植木宣隆(うえき のぶたか)/サンマーク出版 代表取締役社長。1951年、京都に生まれる。1976年、京都大学文学部独文科を卒業。株式会社潮文社を経て1978年、サンマーク出版の前身である株式会社教育研究社に入社。戦後2番目(当時)の大ヒットとなった春山茂雄著『脳内革命』(410万部)をはじめとして、久徳重盛著『母原病』や船井幸雄著『これから10年 生き方の発見』などを企画編集。編集長として、また経営者として、この25年で8冊の単行本ミリオンセラーに恵まれてきた。ライツの海外販売にも早くから取り組み、サンマーク出版の海外発行総部数は累計2500万部となっている。2002年より現職(撮影:尾形文繁)

一言で言うと「社員に報いる」ということです。先ほども申し上げたとおり、それは枻川前社長時代からの社風でもありますが、社長を継いだ後に2006年頃から1、2年かけて経営理念を再構築していく中で、方針として明確にしました。

会社勤めをしている社員の大半は、ほとんどの時間は仕事に費やし仕事本位の生活をしています。つまり、社員は会社に貸しを作っているのだと僕は考えていました。

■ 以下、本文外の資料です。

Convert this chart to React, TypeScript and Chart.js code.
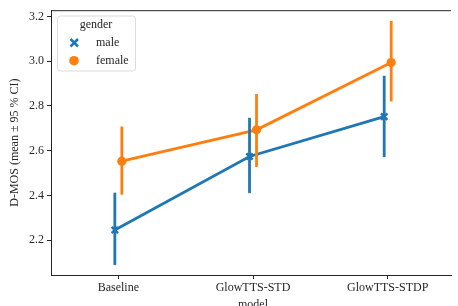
import React, { useEffect, useRef } from "react";
import { Chart, registerables } from "chart.js";

Chart.register(...registerables);

const categories = ["Baseline", "GlowTTS-STD", "GlowTTS-STDP"];
const hues = ["male", "female"];
const maleMean = [2.245, 2.574, 2.752];
const maleLow = [2.089, 2.41, 2.571];
const maleHigh = [2.412, 2.747, 2.935];
const femaleMean = [2.553, 2.693, 2.994];
const femaleLow = [2.403, 2.527, 2.82];
const femaleHigh = [2.708, 2.853, 3.18];
const yTicks = [2.2, 2.4, 2.6, 2.8, 3.0, 3.2];

const BLUE = "#1f77b4";
const ORANGE = "#ff7f0e";
const FONT = "'Liberation Serif', 'DejaVu Serif', serif";
const DODGE = 0.026;

export default function App() {
  const ref = useRef<HTMLCanvasElement | null>(null);
  useEffect(() => {
    const canvas = ref.current!;
    const mkPts = (arr: number[], off: number) => arr.map((v, i) => ({ x: i + off, y: v }));
    const errPlugin = {
      id: "errbars",
      afterDatasetsDraw(chart: any) {
        const { ctx, scales } = chart;
        const xs = scales.x, ys = scales.y;
        const draw = (lo: number[], hi: number[], off: number, color: string) => {
          ctx.save();
          ctx.strokeStyle = color;
          ctx.lineWidth = 2.8;
          lo.forEach((l, i) => {
            const px = xs.getPixelForValue(i + off);
            ctx.beginPath();
            ctx.moveTo(px, ys.getPixelForValue(l));
            ctx.lineTo(px, ys.getPixelForValue(hi[i]));
            ctx.stroke();
          });
          ctx.restore();
        };
        draw(maleLow, maleHigh, -DODGE, BLUE);
        draw(femaleLow, femaleHigh, DODGE, ORANGE);
      },
    };
    const framePlugin = {
      id: "frame",
      afterDraw(chart: any) {
        const { ctx, chartArea } = chart;
        ctx.save();
        ctx.strokeStyle = "#262626";
        ctx.lineWidth = 1;
        ctx.beginPath();
        ctx.moveTo(chartArea.left, chartArea.top + 0.5);
        ctx.lineTo(chartArea.right, chartArea.top + 0.5);
        ctx.stroke();
        // y label
        ctx.fillStyle = "#262626";
        ctx.font = `12px ${FONT}`;
        ctx.textAlign = "center";
        ctx.textBaseline = "middle";
        ctx.save();
        ctx.translate(15, (chartArea.top + chartArea.bottom) / 2);
        ctx.rotate(-Math.PI / 2);
        ctx.fillText("D-MOS (mean \u00b1 95 % CI)", 0, 0);
        ctx.restore();
        // x label
        ctx.textBaseline = "top";
        ctx.fillText("model", chart.scales.x.getPixelForValue(1), 299);
        // legend
        const lx = 57, ly = 15.5, lw = 78, lh = 55;
        ctx.fillStyle = "rgba(255,255,255,0.8)";
        ctx.strokeStyle = "#dcdcdc";
        ctx.lineWidth = 1;
        ctx.beginPath();
        ctx.roundRect(lx + 0.5, ly + 0.5, lw, lh, 3);
        ctx.fill();
        ctx.stroke();
        ctx.fillStyle = "#262626";
        ctx.textAlign = "center";
        ctx.textBaseline = "middle";
        ctx.fillText("gender", lx + lw / 2, 25);
        ctx.textAlign = "left";
        ctx.fillText(hues[0], 96, 43);
        ctx.fillText(hues[1], 96, 61);
        // male x marker
        ctx.strokeStyle = BLUE;
        ctx.lineWidth = 2.5;
        ctx.beginPath();
        ctx.moveTo(70.5, 39);
        ctx.lineTo(78, 46.5);
        ctx.moveTo(78, 39);
        ctx.lineTo(70.5, 46.5);
        ctx.stroke();
        ctx.fillStyle = ORANGE;
        ctx.beginPath();
        ctx.arc(74, 60.7, 4.8, 0, Math.PI * 2);
        ctx.fill();
        ctx.restore();
      },
    };
    const chart = new Chart(canvas, {
      type: "line",
      data: {
        datasets: [
          {
            label: hues[0],
            data: mkPts(maleMean, -DODGE),
            borderColor: BLUE,
            backgroundColor: BLUE,
            borderWidth: 2.8,
            pointStyle: "crossRot",
            pointRadius: 4.5,
            pointBorderWidth: 2.5,
            pointBorderColor: BLUE,
          },
          {
            label: hues[1],
            data: mkPts(femaleMean, DODGE),
            borderColor: ORANGE,
            backgroundColor: ORANGE,
            borderWidth: 2.8,
            pointStyle: "circle",
            pointRadius: 4.6,
            pointBorderWidth: 0,
          },
        ],
      },
      options: {
        animation: false,
        responsive: false,
        events: [],
        layout: { padding: { top: 9, right: 0, left: 0, bottom: 0 } },
        plugins: { legend: { display: false }, tooltip: { enabled: false } },
        scales: {
          x: {
            type: "linear",
            min: -0.5,
            max: 2.47,
            afterBuildTicks: (s: any) => {
              s.ticks = categories.map((_, i) => ({ value: i }));
            },
            afterFit: (s: any) => {
              s.height = 31;
            },
            ticks: {
              callback: (v: any) => categories[v] ?? "",
              color: "#262626",
              font: { family: FONT, size: 12 },
              padding: 2,
              maxRotation: 0,
              autoSkip: false,
            },
            grid: { drawOnChartArea: false, drawTicks: true, tickLength: 4, color: "#262626" },
            border: { display: true, color: "#262626", width: 1 },
          },
          y: {
            type: "linear",
            min: 2.044,
            max: 3.228,
            afterBuildTicks: (s: any) => {
              s.ticks = yTicks.map((v) => ({ value: v }));
            },
            afterFit: (s: any) => {
              s.width = 51;
            },
            ticks: {
              callback: (v: any) => Number(v).toFixed(1),
              color: "#262626",
              font: { family: FONT, size: 12 },
              padding: 3,
            },
            grid: { drawOnChartArea: false, drawTicks: true, tickLength: 4, color: "#262626" },
            border: { display: true, color: "#262626", width: 1 },
          },
        },
      },
      plugins: [errPlugin, framePlugin],
    } as any);
    return () => chart.destroy();
  }, []);
  return (
    <div style={{ position: "fixed", left: 0, top: 0, width: 458, height: 306, background: "#fff" }}>
      <canvas ref={ref} width={458} height={306} style={{ width: 458, height: 306 }} />
    </div>
  );
}
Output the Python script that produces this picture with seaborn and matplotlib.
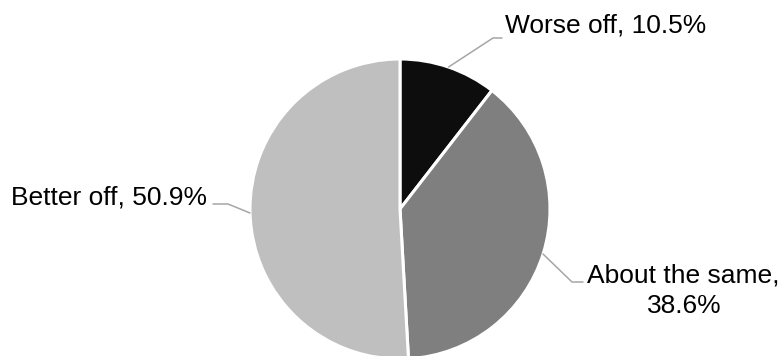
import matplotlib
matplotlib.use("Agg")
import matplotlib.pyplot as plt
import seaborn as sns

categories = ["Worse off", "About the same", "Better off"]
shares = [10.5, 38.6, 50.9]
colors = ["#0d0d0d", "#7f7f7f", "#bfbfbf"]

sns.set_theme(style="white")
plt.rcParams["font.family"] = ["Liberation Sans", "DejaVu Sans"]

W, H = 783, 356
fig = plt.figure(figsize=(W / 100, H / 100), dpi=100)
fig.patch.set_facecolor("white")

# pie centred at (400, 209) px with a 150 px radius
cx, cy, r = 400, 209, 150
ax = fig.add_axes([(cx - r) / W, (H - cy - r) / H, 2 * r / W, 2 * r / H])
ax.pie(shares, colors=colors, startangle=90, counterclock=False,
       wedgeprops=dict(edgecolor="white", linewidth=2.2))
ax.set_xlim(-1, 1)
ax.set_ylim(-1, 1)
ax.set_aspect("equal")
ax.axis("off")


def d(px, py):
    """pixel position -> data units of the pie axes"""
    return (px - cx) / r, (cy - py) / r


fs = 19
lc = "#a6a6a6"

# leader lines: wedge edge -> elbow -> end
leaders = [
    [(448.6, 67), (493, 38), (502, 38)],
    [(543, 254), (572, 282), (583, 282)],
    [(250, 213), (228, 204), (213, 204)],
]
for pts in leaders:
    xs, ys = zip(*[d(*p) for p in pts])
    ax.plot(xs, ys, color=lc, lw=1.1, clip_on=False)

lab = [f"{c}, {v}%" for c, v in zip(categories, shares)]

ax.text(*d(505, 32), lab[0], ha="left", va="baseline", fontsize=fs,
        color="black", clip_on=False)
ax.text(*d(683, 283), f"{categories[1]},", ha="center", va="baseline",
        fontsize=fs, color="black", clip_on=False)
ax.text(*d(684, 313), f"{shares[1]}%", ha="center", va="baseline",
        fontsize=fs, color="black", clip_on=False)
ax.text(*d(207, 204), lab[2], ha="right", va="baseline", fontsize=fs,
        color="black", clip_on=False)

fig.savefig("out.png", dpi=100, facecolor="white")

ですから、会社には社員に借りがあるわけで、それに対して報いる会社でなければならないと思いました。

――具体的に言うと?

例えば、年度目標を達成したら有給休暇のほかに1カ月間の特別休暇を社員全員に与える制度ですね。前社長の時代からの制度です。それから、3年前からは、介護休暇制度も新設しました。在職1年以上の社員であれば120日間の介護休暇を取ることができます。社員50人規模の企業では希有なことだと自負しています。

借りのある社員に対し、社員やその家族に何かあったときには、会社が支援に回るのは当然のことだと思うのです。また、このようにして取り上げられることで、介護休暇を社会に広めていくことも重要だと考えています。

産休も育休も当たり前ですし、介護や育児の必要のある社員は休暇のほかにも在宅勤務やフレックス制で働けるなど、柔軟に対応できる人事制度にもしています。簡単ではありませんが、「最高の仕事といい人生」を目標にしてやってきました。もちろん、財務が健全でなければできないことですが、財務と人事の両輪があって初めて創造的な仕事ができるのだと思います。